Stated problem
Only the lines from the start of the data below through the line that contains "plt.rcParams['axes.unicode_minus'] = False" are to be copied, exactly and without pictures.

Supplied data
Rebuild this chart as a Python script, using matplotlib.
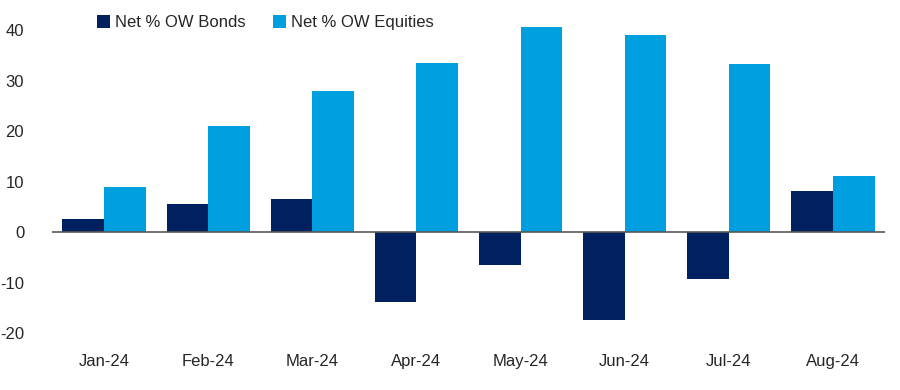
import numpy as np
import matplotlib
matplotlib.use("Agg")
import matplotlib.pyplot as plt

plt.rcParams['font.family'] = ['Liberation Sans', 'DejaVu Sans']
plt.rcParams['axes.unicode_minus'] = False

months = ['Jan-24', 'Feb-24', 'Mar-24', 'Apr-24', 'May-24', 'Jun-24', 'Jul-24', 'Aug-24']
bonds = [2.6, 5.5, 6.5, -13.9, -6.5, -17.4, -9.3, 8.1]
equities = [8.9, 21.0, 27.9, 33.5, 40.6, 39.0, 33.3, 11.1]
yticks = [-20, -10, 0, 10, 20, 30, 40]

fig = plt.figure(figsize=(9, 3.9), dpi=100)
ax = fig.add_axes([52 / 900, 57 / 390, 833 / 900, 308 / 390])

x = np.arange(len(months))
w = 0.4
ax.bar(x - w / 2, bonds, w, color='#002060', label='Net % OW Bonds')
ax.bar(x + w / 2, equities, w, color='#009FDF', label='Net % OW Equities')

ax.axhline(0, color='#595959', linewidth=1.2, zorder=3)
ax.set_xlim(-0.5, len(months) - 0.5)
ax.set_ylim(-20, 41)
ax.set_yticks(yticks)
ax.set_xticks(x)
ax.set_xticklabels(months)
ax.tick_params(axis='both', length=0, labelsize=12, colors='#262626')
ax.tick_params(axis='x', pad=15)
ax.tick_params(axis='y', pad=20)
for s in ax.spines.values():
    s.set_visible(False)

fig.legend(loc='upper left', bbox_to_anchor=(82 / 900, 1 - 0 / 390), ncol=2, frameon=False,
           fontsize=12, handlelength=0.8, handleheight=0.8, handletextpad=0.3,
           columnspacing=1.6, labelcolor='#262626')

fig.savefig('out.png', dpi=100)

Response below
Rebuild this chart as a Python script, using matplotlib.
import numpy as np
import matplotlib
matplotlib.use("Agg")
import matplotlib.pyplot as plt

plt.rcParams['font.family'] = ['Liberation Sans', 'DejaVu Sans']
plt.rcParams['axes.unicode_minus'] = False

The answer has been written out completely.